About 6 years ago when our timber still had a turkey population, I was doing a little pre season scouting and saw 2 different bobcats. That fall myself and a neighbor caught 2 cats in traps. Since then I haven't seen or heard any in our timber nor caught any on trail cam. Our timber really hasn't been trapped since then.

Whats the chance we still have some cats around? In my opinion our timber offers everything they need. Parts of it was logged 6 or 7 years ago and there are some huge brushpiles scattered around. We have close to 125 acres of solid timber near the river, surrounded by crop fields. There is also a small buffer of trees along the river.

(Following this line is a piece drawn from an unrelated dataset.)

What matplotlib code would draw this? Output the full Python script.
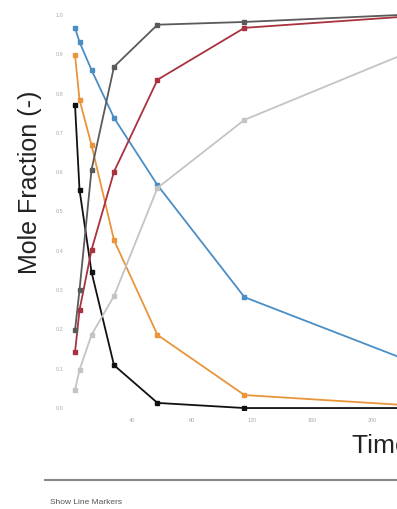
import matplotlib.pyplot as plt

# Sampling times and mole fractions of each species
time = [2, 5, 13, 28, 57, 115, 220]
species_a = [0.967, 0.931, 0.860, 0.738, 0.567, 0.282, 0.127]
species_b = [0.898, 0.784, 0.669, 0.427, 0.186, 0.033, 0.008]
species_c = [0.771, 0.555, 0.346, 0.109, 0.013, 0.0, 0.0]
species_d = [0.142, 0.249, 0.402, 0.601, 0.835, 0.967, 0.995]
species_e = [0.198, 0.300, 0.606, 0.868, 0.975, 0.982, 1.0]
species_f = [0.046, 0.097, 0.186, 0.285, 0.560, 0.733, 0.898]

series = [
    (species_a, '#4a8ec6'),
    (species_b, '#e8953c'),
    (species_c, '#111111'),
    (species_d, '#a8323e'),
    (species_e, '#5a5a5a'),
    (species_f, '#c4c4c4'),
]

yticks = [0.0, 0.1, 0.2, 0.3, 0.4, 0.5, 0.6, 0.7, 0.8, 0.9, 1.0]
xticks = [40, 80, 120, 160, 200]

plt.rcParams['font.family'] = ['Liberation Sans', 'DejaVu Sans']

fig = plt.figure(figsize=(3.97, 5.09), dpi=100)
ax = fig.add_axes([0.1814, 0.1945, 1.657, 0.896])

for values, color in series:
    ax.plot(time, values, color=color, lw=1.3, marker='s', ms=3.5,
            markeredgecolor=color, markerfacecolor=color)

ax.set_xlim(0, 438.7)
ax.set_ylim(-0.005, 1.155)
ax.set_xticks(xticks)
ax.set_yticks(yticks)
ax.set_xticklabels([str(t) for t in xticks], fontsize=4, color='#aaaaaa')
ax.set_yticklabels([f'{v:.1f}' for v in yticks], fontsize=4, color='#aaaaaa')
ax.tick_params(length=0, pad=6)
for side in ['top', 'right', 'left', 'bottom']:
    ax.spines[side].set_visible(False)

ax.set_xlabel('Time (h)', fontsize=19, color='#222222', labelpad=8)
ax.set_ylabel('Mole Fraction (-)', fontsize=18, color='#222222', labelpad=10)

# separator line and caption under the chart
fig.add_artist(plt.Line2D([45 / 397, 1.0], [1 - 480 / 509] * 2,
                          color='#888888', lw=1.5))
fig.text(50 / 397, 1 - 502 / 509, 'Show Line Markers', fontsize=6,
         color='#555555', va='center')

fig.savefig('out.png', dpi=100)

Even though none have been seen, do you think I still have some around?


----------



## youngdon (Mar 10, 2010)

I would think that others would move into the vacant territory, providing of course that there were some others that were breeding and that the kittens survived and that something else didn't eat them or the weather wasn't too harsh or the prey to thin. You would probably have the best insight.

Sorry for the lack of an answer but there are so many factors to consider. You certainly seem to have a good habitat for them.


----------



## coyotejon (Feb 4, 2010)

Have you gone out and looked for sign? Kind of a dumb question but I would go out and search high and low for scat or tracks.


----------



## hassell (Feb 9, 2010)

They need food to eat in order to stay around, if there's no grouse,turkeys, hares etc. they'll move on plus pressure from other predators will help them move on.


----------



## riverbottomhunter (Jan 25, 2011)

should be plenty to eat with rabbits, squirrels and about any other kind of critter you can imagine...except turkeys. i haven't had a chance to get in our timber since we got all of this snow. i might take a 4 wheeler ride through this weekend looking for tracks


----------



## El Gato Loco (Jan 15, 2010)

I smell bobcats. Get out there and look for sign.







Maybe put in some mock sets with cameras instead of traps and see what shows up?

I'm gonna bet you've got cats. I think MO traps more cats than other state, no?


----------



## Helmet_S (Mar 18, 2010)

Welcome to the site riverbotoomhunter.


----------



## On a call (Mar 3, 2010)

Hey check creek bottoms, ponds, and areas with water. Someone here told me about thier hang outs and that is where I have been seeing tracks in the snow !

Good luck

Let us know what you find.


----------



## ebbs (Feb 7, 2010)

Sounds like you've got some timber.

Do you have many yotes? Just like fox populations that could determine whether or not they've come back. Coyotes love to eat cat, and not just domestic housecat.


----------



## riverbottomhunter (Jan 25, 2011)

We have some yotes around but not too many. If I remember right, I spotted some cat tracks on a sand bar this fall in our river


----------



## wilded (Feb 10, 2010)

Brushpiles are prime bobcat habitat. They may just become nocturnal.


----------



## On a call (Mar 3, 2010)

riverbottomhunter said:


> We have some yotes around but not too many. If I remember right, I spotted some cat tracks on a sand bar this fall in our river


Call it hunch...but the river is where I would focus some attention or at least scouting.

Good luck.


----------



## ReidRH (Feb 1, 2010)

If the food source is available, habitat that looks good to one cat will look good to another. I would lay money they are there!


----------